PH economy losing to digital gender gap

At a glance

  • The Philippines was among 32 countries which missed out on $1 Trillion in Gross Domestic Product (GDP) because women were excluded from the digital world.

The Philippines was among 32 countries that missed out on $1 Trillion in Gross Domestic Product (GDP) because women were excluded from the digital world, according to a recent International Finance Corp. (IFC) study.

Worldwide, more than 1 billion women still do not use or have access to the financial system, IFC data showed.

Overall, a $300 billion gap in financing exists for formal, women-owned small businesses, with over 70 percent of women-owned small and medium enterprises having inadequate or no access to financial services.

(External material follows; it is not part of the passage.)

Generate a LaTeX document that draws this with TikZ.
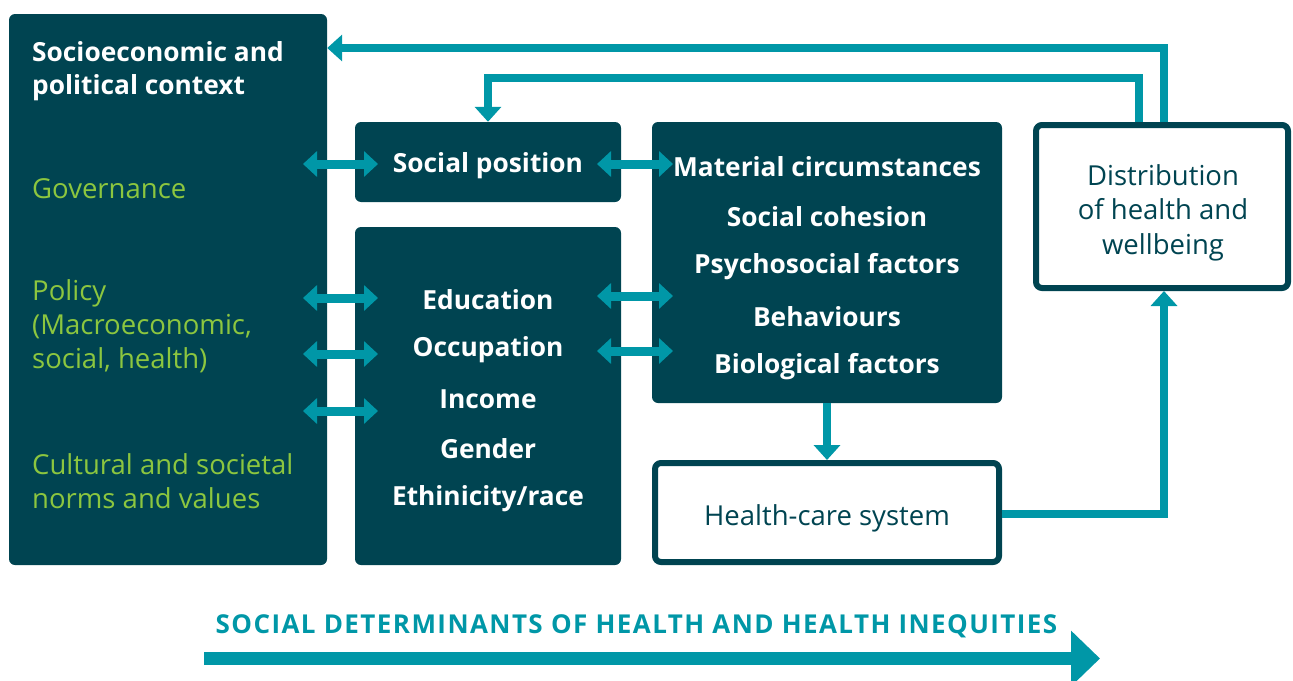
\documentclass[tikz,border=0pt]{standalone}
\usepackage{fontspec}
\setmainfont{Open Sans}
\usetikzlibrary{arrows.meta}
\definecolor{dk}{HTML}{004451}
\definecolor{tl}{HTML}{0097A7}
\definecolor{gr}{HTML}{8CC63F}
\tikzset{
  darkbox/.style={fill=dk, rounded corners=6pt, inner sep=0pt},
  whitebox/.style={draw=dk, fill=white, line width=6pt, rounded corners=6pt, inner sep=0pt},
  wt/.style={text=white, font=\fontsize{26.3}{33}\selectfont\bfseries, inner sep=0pt},
  gt/.style={text=gr, font=\fontsize{27.5}{34}\selectfont, inner sep=0pt, align=left, anchor=west},
  dt/.style={text=dk, font=\fontsize{27.5}{34.5}\selectfont, inner sep=0pt, align=center},
  dbl/.style={tl, line width=9pt, {Triangle[length=14pt,width=25pt]}-{Triangle[length=14pt,width=25pt]}},
  conn/.style={tl, line width=8pt, miter limit=10, -{Triangle[length=15pt,width=26pt]}},
}
\begin{document}
\begin{tikzpicture}[x=1pt,y=-1pt]
\useasboundingbox (0,0) rectangle (1293,680);
% boxes
\node[darkbox, minimum width=318pt, minimum height=551pt] (ctx) at (168,289.5) {};
\node[darkbox, minimum width=266pt, minimum height=80pt] (sp) at (488,162) {};
\node[darkbox, minimum width=266pt, minimum height=338pt] (edu) at (488,396) {};
\node[darkbox, minimum width=350pt, minimum height=281pt] (mat) at (827,262.5) {};
\node[whitebox, minimum width=344pt, minimum height=99pt] (hcs) at (827,512.5) {};
\node[whitebox, minimum width=252pt, minimum height=163pt] (dist) at (1162,206.5) {};
% texts left
\node[wt, anchor=west, align=left] (ctxt) at (32,71) {Socioeconomic and\\political context};
\node[gt] (gov) at (32,189) {Governance};
\node[gt] (pol) at (32,326) {Policy\\(Macroeconomic,\\social, health)};
\node[gt] (cul) at (32,481) {Cultural and societal\\norms and values};
% social position
\node[wt] (spt) at (488,166) {Social position};
\node[wt] (t1) at (488,300) {Education};
\node[wt] (t2) at (488,350) {Occupation};
\node[wt] (t3) at (488,399.5) {Income};
\node[wt] (t4) at (488,449) {Gender};
\node[wt] (t5) at (488,499) {Ethinicity/race};
\node[wt] (m1) at (827,167) {Material circumstances};
\node[wt] (m2) at (827,217) {Social cohesion};
\node[wt] (m3) at (827,267) {Psychosocial factors};
\node[wt] (m4) at (827,316.5) {Behaviours};
\node[wt] (m5) at (827,367) {Biological factors};
\node[dt] (hct) at (827,518) {Health-care system};
\node[dt] (dt) at (1163,212.5) {Distribution\\of health and\\wellbeing};
% double arrows
\coordinate (a1) at (303,164); \coordinate (b1) at (378,164);
\coordinate (a2) at (303,298); \coordinate (b2) at (378,298);
\coordinate (a3) at (303,354); \coordinate (b3) at (378,354);
\coordinate (a4) at (303,411); \coordinate (b4) at (378,411);
\coordinate (c1) at (597,164); \coordinate (d1) at (673,164);
\coordinate (c2) at (597,296); \coordinate (d2) at (673,296);
\coordinate (c3) at (597,351); \coordinate (d3) at (673,351);
\foreach \p/\q in {a1/b1,a2/b2,a3/b3,a4/b4,c1/d1,c2/d2,c3/d3}{\draw[dbl] (\p) -- (\q);}
% feedback connectors
\coordinate (f1) at (1164,122);
\coordinate (f2) at (1139,122);
\draw[conn] (f1) -- (1164,48) -- (ctx.east |- 0,48);
\draw[conn] (f2) -- (1139,78) -- (488,78) -- (sp.north);
\draw[conn] (mat.south) -- (hcs.north);
\draw[conn] (hcs.east |- 0,514) -- (1164,514) -- (1164,291);
% bottom arrow
\coordinate (s0) at (204,658.5); \coordinate (s1) at (1100,658.5);
\draw[tl, line width=13pt, -{Triangle[length=29pt,width=54pt]}] (s0) -- (s1);
\node[text=tl, font=\fontsize{26}{30}\selectfont\bfseries\addfontfeature{LetterSpace=5.5}, inner sep=0pt] (title) at (636.5,626) {SOCIAL DETERMINANTS OF HEALTH AND HEALTH INEQUITIES};
\end{tikzpicture}
\end{document}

Developing economies have 200 million more male than female cell phone owners. Without access to mobile technology, millions of women are further excluded from secure and convenient digital payment systems.

Without access to finance, women face difficulties in collecting and saving income, growing their businesses, and pulling their families out of poverty. As a result, women remain largely excluded from the formal economy.

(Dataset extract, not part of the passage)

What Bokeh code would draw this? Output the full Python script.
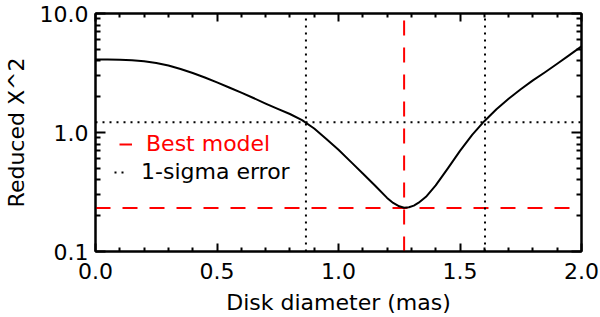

In the Philippines, the digital gender gap only becomes more glaring under the country's digitalization drive.

While women entrepreneurs can compete better if they have the necessary digital selling skills as well as access to credit, the bulk of Filipino women, 61 percent, still do not own a bank account and are not part of the formal economy.

And while 86 percent of Filipino women have access to internet whether at home or elsewhere, only 26 percent used it to search on education and government services, according to the Women in ICT Development Index (WIDI) of the Department of Information and Communications Technology (DICT).

At the same time, less than 20 percent of Filipino women used the internet to search for employment and business opportunities.

And while 55 percent of women in the country purchased goods or services online, only 6 percent sold goods or services online.

Given these facts, "It is imperative to make sure that in the shift to the new normal, no one is left behind by equipping Filipinos with the tools and skills they need to thrive in the Fourth Industrial Revolution." according to DICT Undersecretary Anna Mae Yu Lamentillo.

“As 65 percent of the country is still not connected to the internet, this motivates us to go further, to connect every barangay in the country to the cyberspace," she maintained.

"Access to the internet means access to opportunities. We want to make sure that no Filipino, regardless of age and gender, is left behind in the transition to the digital age,” Lamentillo concluded.